= Otto Jírovec =

Otto Jírovec (January 31, 1907 - March 7, 1972) was a Czechoslovak professor of parasitology and protozoology.

A significant fungus parasite of humans, Pneumocystis jirovecii, is named in his honour. Pneumocystis jirovecii (formerly known as the human form of Pneumocystis carinii; originally spelled P. jiroveci when believed to be a protozoan) causes Pneumocystis pneumonia (PCP).

== Early life and education ==
Jírovec was born in Prague. In 1929 he obtained a doctorate at the Faculty of Science at the Charles University in Prague. From 1930 to 1932 he worked as a lecturer, and in 1933 he became an associate professor. During the war he worked as head of the Parasitology Laboratory at the State Health Institute. After the war, he returned to the faculty of the university. In 1948 he was again appointed associate professor at the Charles University in Prague. In the years 1949–1952 Jírovec led the Department of Zoology, and later managed a zoological institute. From 1954 to 1961 he led the Czechoslovak Academy of Sciences Laboratory of Parasitology.

== Research ==
Otto Jirovec started his career studying microsporidia. He also published work on Trichomonas vaginalis, Leptospirra, and Toxoplasma.

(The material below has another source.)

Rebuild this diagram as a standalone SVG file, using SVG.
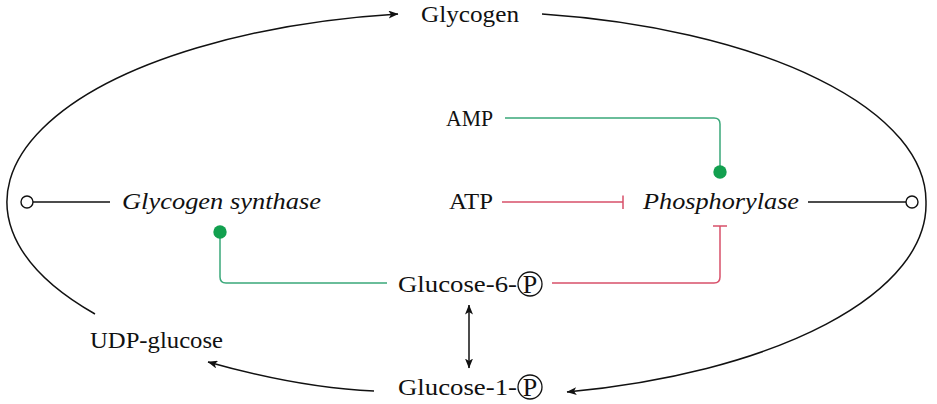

In his professional work he focused in particular on the study of parasitic protozoa, both in temperate and in tropical regions. One of his most important discoveries was the pathogen causing Pneumocystis pneumonia, which he made with the pathologist Josef Vaněk in 1953. Jírovec continued to make contributions to the understanding of the epidemiology of PCP and the development of the parasite.

==Books==
Otto Jírovec wrote 11 books, published some 280 research articles, and 250 articles popularizing research work.

==Awards==

Otto Jírovec received various awards for his work. He was a member of the Royal Czech Society of Sciences, Masaryk Academy of Labor and the Czechoslovak National Council research. In 1953, he became a corresponding member of the Czechoslovak Academy of Sciences. He was awarded an honorary doctorate by the Medical Faculty of Humboldt University in Berlin and the Faculty of Science of the University of Clermont-Ferrand.